OSU’s Strand Hall returns to its former glory
Strand Hall, the home of the Oregon State University’s College of Agricultural Sciences for the past century,
reopens Tuesday in Corvallis after a $25 million restoration project.
Portland architect Doug Reimer said it was the most enjoyable project he’s worked on in his 30-plus year career.
The work included extensive seismic stability and accessibility improvements. The latter included making bathrooms and four entrances accessible to people using wheelchairs, and adding an elevator that reaches the fourth floor. An older elevator reached only the third floor. The dean’s office was moved from the first floor to the fourth floor. The building’s wiring, sprinkler system, fire alarms and heating and cooling systems were renovated or updated throughout.
“It was pretty antiquated,” said one of the project leaders, Kevin Cady of Hoffman Construction in Portland.
The work may have accomplished something else: Restored the College of Ag to its central place on campus, as was intended in a 1909 master plan developed by famed landscape designer John Charles Olmsted. He was the nephew and adopted son of Frederick Nelson Olmsted, who designed New York’s Central Park.
The younger Olmsted’s campus design had Strand Hall facing east and west into both of OSU’s “quads,” the rectangular spaces criss-crossed by sidewalks, lined with graceful trees and bordering the Memorial Union, Kerr Library and other notable buildings.
Strand, designed by John Benes, was built in three phases in 1909, 1911, and 1913. Over time, however, the “double fronted” look and grandeur of Strand Hall diminished, said Reimer, the renovation project architect.
“As you can imagine, 100 years of remodeling has a tendency to mess up the original idea that the architect had,” Reimer said.
As administrators over the decades tried to squeeze in more offices, workers made such changes as narrowing the hallways and dropped ceilings.
“But it still had really good bones,” Reimer said.
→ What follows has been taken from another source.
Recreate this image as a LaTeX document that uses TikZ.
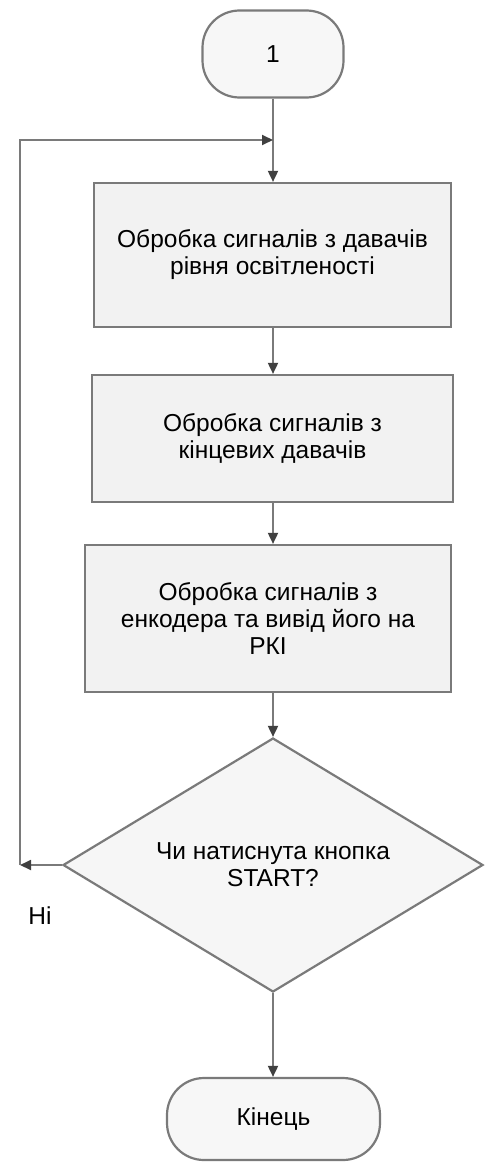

The characteristics uncovered and restored included high ceilings, generous corridors and tall windows, which let in a lot of natural daylight, he said.
The work reconnects with Olmsted’s campus vision, Reimer said.
“Dreamers and master planners, take heart,” he said, “because sometimes it takes 106 years to come true.”
In an OSU news release, ag college Dean Dan Arp said the work restored Strand “beyond its former glory.”
The two-year, $24.9 million project was paid for by a combination of state bonds and a state Energy Loan Program.
The reopening ceremony is at 3 p.m. Tuesday, Oct. 27, at the building’s West Portico entrance, looking out upon the Memorial Union quad.